Gauff will be ranked 25th on Monday, a new career high. That guarantees her a seeding for the first time in a Grand Slam tournament when the French Open begins May 30.
“I feel really good about going into the French, and I hope I can continue to build and get better,” said Gauff, who beat McNally to win the French Open girls championship in 2018. “I have a week and a day to get ready. I feel like I’m hitting good, moving good. My body feels good, my mentality. Emotionally I feel good, so I think it will be a good tournament for me.”
Gauff did not have to deal with the WTA elite this week in Parma. She faced no players ranked in the world’s top 30 and no former major champions. Her highest-ranked opponent was No. 40 Amanda Anisimova, a powerful but erratic American whom Gauff defeated, 6-3, 6-3, in the quarterfinals before beating Siniakova in three sets and China’s Wang in a hurry.
Wang, 29, had thrived in long rallies throughout the week, defeating Petra Martic and Sloane Stephens in tight matches. But she struggled from the start to control the flow of play against the fast and consistent Gauff.
“She’s a very good player now, and she can be a really great player,” Wang said.

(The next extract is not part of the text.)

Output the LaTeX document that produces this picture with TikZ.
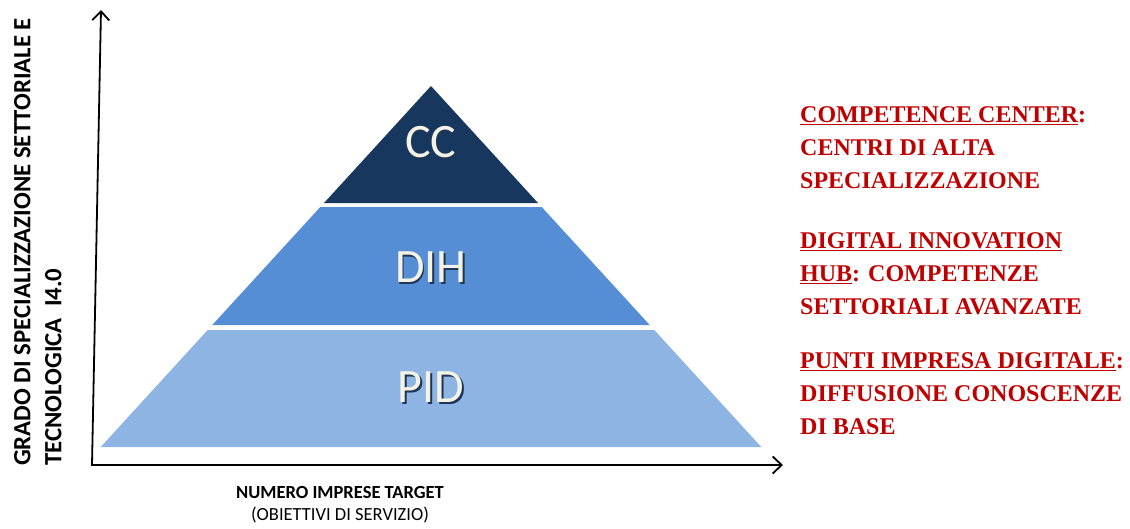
\documentclass[tikz,border=0pt]{standalone}
\usepackage{fontspec}
\setmainfont{Liberation Serif}
\newfontfamily\calibri{Carlito}
\usetikzlibrary{arrows.meta}
\definecolor{ccblue}{HTML}{17375E}
\definecolor{dihblue}{HTML}{558ED5}
\definecolor{pidblue}{HTML}{8EB4E3}
\definecolor{labelcream}{HTML}{F4F2E4}
\definecolor{labelshadow}{HTML}{1E3556}
\definecolor{legendred}{HTML}{C00000}
\newcommand{\levellabel}[1]{\makebox[0pt][l]{\hspace{1.5pt}\raisebox{-1.5pt}{\textcolor{labelshadow}{#1}}}#1}
\begin{document}
\begin{tikzpicture}[x=1pt,y=-1pt,
    level/.style={font=\calibri\fontsize{48}{48}\selectfont, text=labelcream, inner sep=0pt},
    axis/.style={line width=1.8pt, {Straight Barb[length=9pt,width=17pt]}-{Straight Barb[length=9pt,width=17pt]}},
    legend/.style={font=\bfseries\fontsize{24}{33}\selectfont, text=legendred, align=left, anchor=north west, inner sep=0pt}]
  \useasboundingbox (0,0) rectangle (1130,528);
  \fill[ccblue] (431,86) -- (538,203) -- (324,203) -- cycle;
  \fill[dihblue] (320.3,207) -- (541.7,207) -- (649.7,325) -- (212.3,325) -- cycle;
  \fill[pidblue] (207.7,330) -- (654.3,330) -- (761.3,447) -- (100.7,447) -- cycle;
  \coordinate (ytip) at (101,10);
  \coordinate (origin) at (92,465);
  \coordinate (xtip) at (783,465);
  \draw[axis] (ytip) -- (origin) -- (xtip);
  \node[level] (cc) at (431,143) {\levellabel{CC}};
  \node[level] (dih) at (431,268) {\levellabel{DIH}};
  \node[level] (pid) at (431,388) {\levellabel{PID}};
  \node[legend] (cctext) at (800,106) {\underline{COMPETENCE CENTER}:\\CENTRI DI ALTA\\SPECIALIZZAZIONE};
  \node[legend] (dihtext) at (800,232) {\underline{DIGITAL INNOVATION}\\\underline{HUB}: COMPETENZE\\SETTORIALI AVANZATE};
  \node[legend] (pidtext) at (800,352) {\underline{PUNTI IMPRESA DIGITALE}:\\DIFFUSIONE CONOSCENZE\\DI BASE};
  \node[rotate=90, anchor=north west, align=left, inner sep=0pt, font=\calibri\bfseries\fontsize{24.8}{31}\selectfont] (ylabel) at (14,466) {GRADO DI SPECIALIZZAZIONE SETTORIALE E\\TECNOLOGICA \ I4.0};
  \node[anchor=north, align=center, inner sep=0pt, font=\calibri\fontsize{18.5}{22}\selectfont] (xlabel) at (340,486) {\textbf{NUMERO IMPRESE TARGET}\\(OBIETTIVI DI SERVIZIO)};
\end{tikzpicture}
\end{document}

That remains the consensus on Gauff. She became a star in a hurry by reaching the fourth round of Wimbledon in 2019 in her first Grand Slam tournament. But she has not rocketed quickly to the very top like former prodigies Monica Seles and Martina Hingis.
The pandemic has certainly been a factor. Gauff did not play a tournament for more than six months in 2020, and then lost in the first round of the U.S. Open and the second round of the rescheduled French Open when she did return.
Although her two-handed backhand and court coverage remain her strengths, her serve and forehand have been question marks. She has shored up the forehand and has been increasingly effective pouncing on short balls and hitting winners with that stroke. But double faults have been a recurring issue. Last month, she had 13 in a straight-set loss to Ons Jabeur in the quarterfinals of an event in Charleston, South Carolina, and 12 more in a three-set defeat to Karolina Pliskova in the first round of the Mutua Madrid Open.
Those are big, disquieting numbers. The serving yips can be daunting to overcome, particularly in tight matches with Grand Slam titles on the line. But Gauff, with less at stake, served well through the pressure in Rome and Parma.
Against Wang, she hit six double faults, but none came at critical junctures, and she did not lose a game on her serve.
“That feels good,” she said. “The serve is something I’ve been working on a lot, and I can still improve on it.”
Pat Cash, the former Wimbledon champion who is coaching Wang, agreed that Gauff’s serve needs work — “Sometimes she gets a bit too much spin on it,” he said — but after sitting courtside in Parma on Saturday, he said he liked her chances of playing well in Paris.
“I don’t think she’s going to be that far off at the French,” Cash said. “I think Coco can get frustrated with the ball coming back time and time again. She overhits at times, and that’s what we were hoping she would do today. We were hoping to frustrate her, but she hit God knows how many lines, baselines and sidelines, with power.
“I was very impressed with her speed, and she’s a strong girl. She was a pretty skinny little thing a couple years ago, but she’s very strong on the stretch. That’s where it really counts.”
Cash continued, “When she is pushed wide, instead of just floating the ball back, she can get some heat on it, and that’s crucial. A lot of the girls are not strong enough to do that. I was very impressed how Coco ran down a lot of balls and got them back with speed and depth. It’s like Rafa. He’s in trouble, and all the sudden he’s out of trouble.”
For a player, any day someone draws a comparison to Nadal on clay is a good day. So is any day that you leave a tournament with two champion’s trophies after a long wait.